EXTRACTED RECORDS
+--

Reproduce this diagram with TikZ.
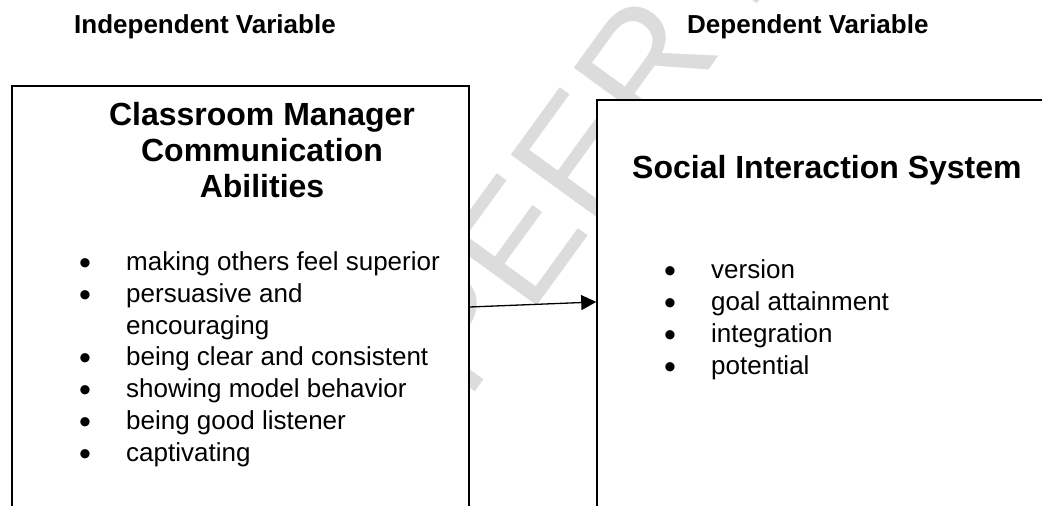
\documentclass[tikz,border=0pt]{standalone}
\usepackage{fontspec}
\setmainfont{Liberation Sans}
\usetikzlibrary{arrows.meta}
\definecolor{wmgray}{HTML}{DCDCDC}

\begin{document}
\begin{tikzpicture}[x=1pt,y=-1pt]

        \useasboundingbox (0,0) rectangle (1042,506);
        \clip (0,0) rectangle (1042,506);

        % watermark behind the boxes
        \node[rotate=54,anchor=base west,inner sep=0,text=wmgray,
              font=\fontsize{160}{160}\selectfont] (wmark) at (467,403) {PEER REVIEW};

        \begin{scope}[every node/.style={draw,line width=1.6pt,fill=white,inner sep=0}]
          \node[minimum width=457pt,minimum height=442pt] (ivbox) at (240.5,307) {};
          \node[minimum width=460pt,minimum height=420pt] (dvbox) at (827,310) {};
        \end{scope}

        \draw[line width=1.3pt,-{Triangle[length=15pt,width=15pt]}] (ivbox.east) -- (dvbox.178);

        \begin{scope}[every node/.style={anchor=base west,inner sep=0,font=\fontsize{26}{31}\selectfont\bfseries}]
          \node (ivhead) at (74,33)  {Independent Variable};
          \node (dvhead) at (687,33) {Dependent Variable};
        \end{scope}

        % multi-line nodes sit on their last baseline
        \begin{scope}[every node/.style={inner sep=0,font=\fontsize{32}{36}\selectfont\bfseries}]
          \node[anchor=base,align=center] (ivtitle) at (262,197) {Classroom Manager\\Communication\\Abilities};
          \node[anchor=base west] (dvtitle) at (632,178) {Social Interaction System};
        \end{scope}

        \begin{scope}[every node/.style={anchor=base,inner sep=0,font=\fontsize{34}{34}\selectfont}]
          \node (ivb1) at (85,274) {•};
          \node (ivb2) at (85,306) {•};
          \node (ivb3) at (85,369) {•};
          \node (ivb4) at (85,401) {•};
          \node (ivb5) at (85,433) {•};
          \node (ivb6) at (85,465) {•};
          \node (dvb1) at (670,282) {•};
          \node (dvb2) at (670,314) {•};
          \node (dvb3) at (670,346) {•};
          \node (dvb4) at (670,378) {•};
        \end{scope}

        \begin{scope}[every node/.style={anchor=base west,inner sep=0,font=\fontsize{26}{31.8}\selectfont}]
          \node (ivi1) at (126,270) {making others feel superior};
          \node[align=left] (ivi2) at (126,334) {persuasive and\\encouraging};
          \node (ivi3) at (126,365) {being clear and consistent};
          \node (ivi4) at (126,397) {showing model behavior};
          \node (ivi5) at (126,429) {being good listener};
          \node (ivi6) at (126,461) {captivating};

          \node (dvi1) at (711,278) {version};
          \node (dvi2) at (711,310) {goal attainment};
          \node (dvi3) at (711,342) {integration};
          \node (dvi4) at (711,374) {potential};
        \end{scope}

      \end{tikzpicture}
\end{document}
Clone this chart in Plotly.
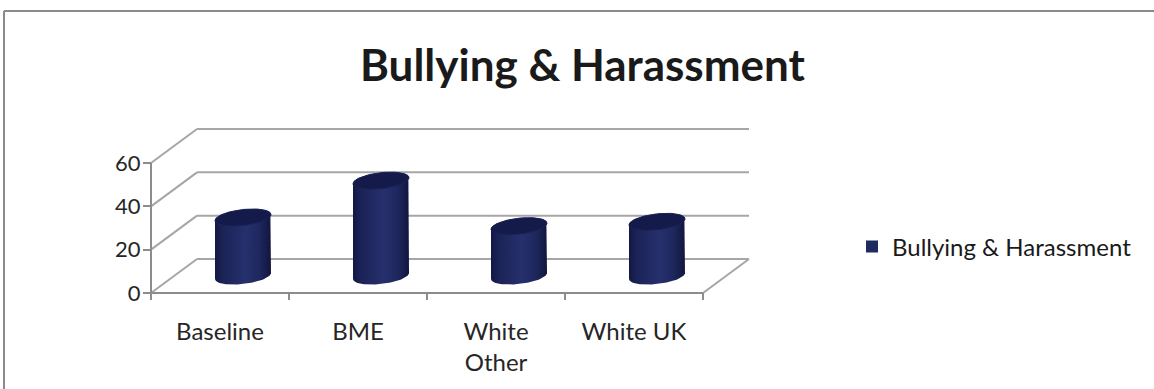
import numpy as np
import plotly.graph_objects as go

# ---- data ----
categories = ["Baseline", "BME", "White<br>Other", "White UK"]
values = [27, 44, 23, 25]
series_name = "Bullying & Harassment"
y_ticks = [0, 20, 40, 60]

# ---- canvas / projection settings ----
W, H = 1154, 389
X0_PX, SLOT_PX = 151, 138          # left edge of the front plane, width of one category slot
Y0_PX, UNIT_PX = 293, 130 / 60     # baseline pixel row, pixels per value unit
x_range = [-0.5 - X0_PX / SLOT_PX, -0.5 + (W - X0_PX) / SLOT_PX]
y_range = [-(H - Y0_PX) / UNIT_PX, Y0_PX / UNIT_PX]

DEPTH_X = 46 / SLOT_PX             # oblique depth offset of the back wall
DEPTH_Y = 34 / UNIT_PX
RAD_X = 28 / SLOT_PX               # cylinder radius (horizontal)
RAD_Y = 8 / UNIT_PX                # ellipse half height
SHEAR = (3 / UNIT_PX) / RAD_X      # slight tilt of the ellipses

GRID = "#a6a6a6"
AXIS = "#8c8c8c"
FONT = "Lato"
TEXT = "#262626"
BODY_SCALE = [[0.0, "#121843"], [0.12, "#1a2255"], [0.55, "#26306d"],
              [0.8, "#1e275d"], [1.0, "#10163e"]]
TOP_COLOR = "#141a4a"

fig = go.Figure()

x_left, x_right = -0.5, len(categories) - 0.5

# ---- walls, floor and gridlines ----
shapes = []
def seg(x0, y0, x1, y1, color=GRID, width=2):
    shapes.append(dict(type="line", xref="x", yref="y", x0=x0, y0=y0, x1=x1, y1=y1,
                       line=dict(color=color, width=width), layer="below"))

for v in y_ticks:
    seg(x_left, v, x_left + DEPTH_X, v + DEPTH_Y)
    seg(x_left + DEPTH_X, v + DEPTH_Y, x_right + DEPTH_X, v + DEPTH_Y)
seg(x_right, 0, x_right + DEPTH_X, DEPTH_Y)
seg(x_left, 0, x_left, max(y_ticks), color=AXIS)
seg(x_left, 0, x_right, 0, color=AXIS)
tick_len = 7 / UNIT_PX
for k in range(len(categories) + 1):
    xb = x_left + k
    seg(xb, 0, xb, -tick_len, color=AXIS)

# outer chart border
shapes.append(dict(type="line", xref="paper", yref="paper", x0=4 / W, y0=1 - 11 / H,
                   x1=1, y1=1 - 11 / H, line=dict(color="#8a8a8a", width=2)))
shapes.append(dict(type="line", xref="paper", yref="paper", x0=4 / W, y0=0,
                   x1=4 / W, y1=1 - 11 / H, line=dict(color="#8a8a8a", width=2)))

# ---- cylinders ----
def ellipse(cx, cy, t):
    dx = RAD_X * np.cos(t)
    return cx + dx, cy + RAD_Y * np.sin(t) + SHEAR * dx

for i, v in enumerate(values):
    cx = i + DEPTH_X / 2
    base = DEPTH_Y / 2
    top = v + DEPTH_Y / 2
    bx, by = ellipse(cx, base, np.linspace(np.pi, 2 * np.pi, 60))
    tx, ty = ellipse(cx, top, np.linspace(0, np.pi, 60))
    fig.add_trace(go.Scatter(
        x=np.concatenate([bx, tx]), y=np.concatenate([by, ty]),
        mode="lines", fill="toself", line=dict(width=0),
        fillgradient=dict(type="horizontal", colorscale=BODY_SCALE),
        hoverinfo="skip", showlegend=False))
    ex, ey = ellipse(cx, top, np.linspace(0, 2 * np.pi, 100))
    fig.add_trace(go.Scatter(
        x=ex, y=ey, mode="lines", fill="toself", fillcolor=TOP_COLOR,
        line=dict(width=1, color="#1c2456"), hoverinfo="skip", showlegend=False))

# legend entry
fig.add_trace(go.Scatter(x=[None], y=[None], mode="markers", name=series_name,
                         marker=dict(symbol="square", size=12, color="#1f2a60")))

fig.add_annotation(text="<b>Bullying & Harassment</b>", xref="paper", yref="paper",
                   x=583 / W, y=1 - 64 / H, xanchor="center", yanchor="middle",
                   showarrow=False, font=dict(family=FONT, size=44, color="#1a1a1a"))

fig.update_layout(
    width=W, height=H, autosize=False,
    margin=dict(l=0, r=0, t=0, b=0, pad=0),
    paper_bgcolor="white", plot_bgcolor="white",
    shapes=shapes,
    font=dict(family=FONT, size=24, color=TEXT),
    showlegend=True,
    legend=dict(x=852 / W, y=1 - 247 / H, xanchor="left", yanchor="middle",
                font=dict(family=FONT, size=24, color="#1a1a1a"),
                bgcolor="rgba(0,0,0,0)"),
    xaxis=dict(range=x_range, domain=[0, 1], anchor="free", position=(H - Y0_PX) / H,
               tickvals=list(range(len(categories))), ticktext=categories,
               ticks="", showgrid=False, zeroline=False, showline=False,
               ticklabelstandoff=22, tickfont=dict(size=24, color=TEXT)),
    yaxis=dict(range=y_range, domain=[0, 1], anchor="free", position=X0_PX / W,
               tickvals=y_ticks, ticks="outside", ticklen=8, tickwidth=2, tickcolor=AXIS,
               showgrid=False, zeroline=False, showline=False, ticklabelstandoff=-2,
               tickfont=dict(size=22, color=TEXT)),
)

fig.write_html("out.html")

+--

Pick out, from the lines above, every one that contains the string "this".

Reproduce this diagram with TikZ.
Clone this chart in Plotly.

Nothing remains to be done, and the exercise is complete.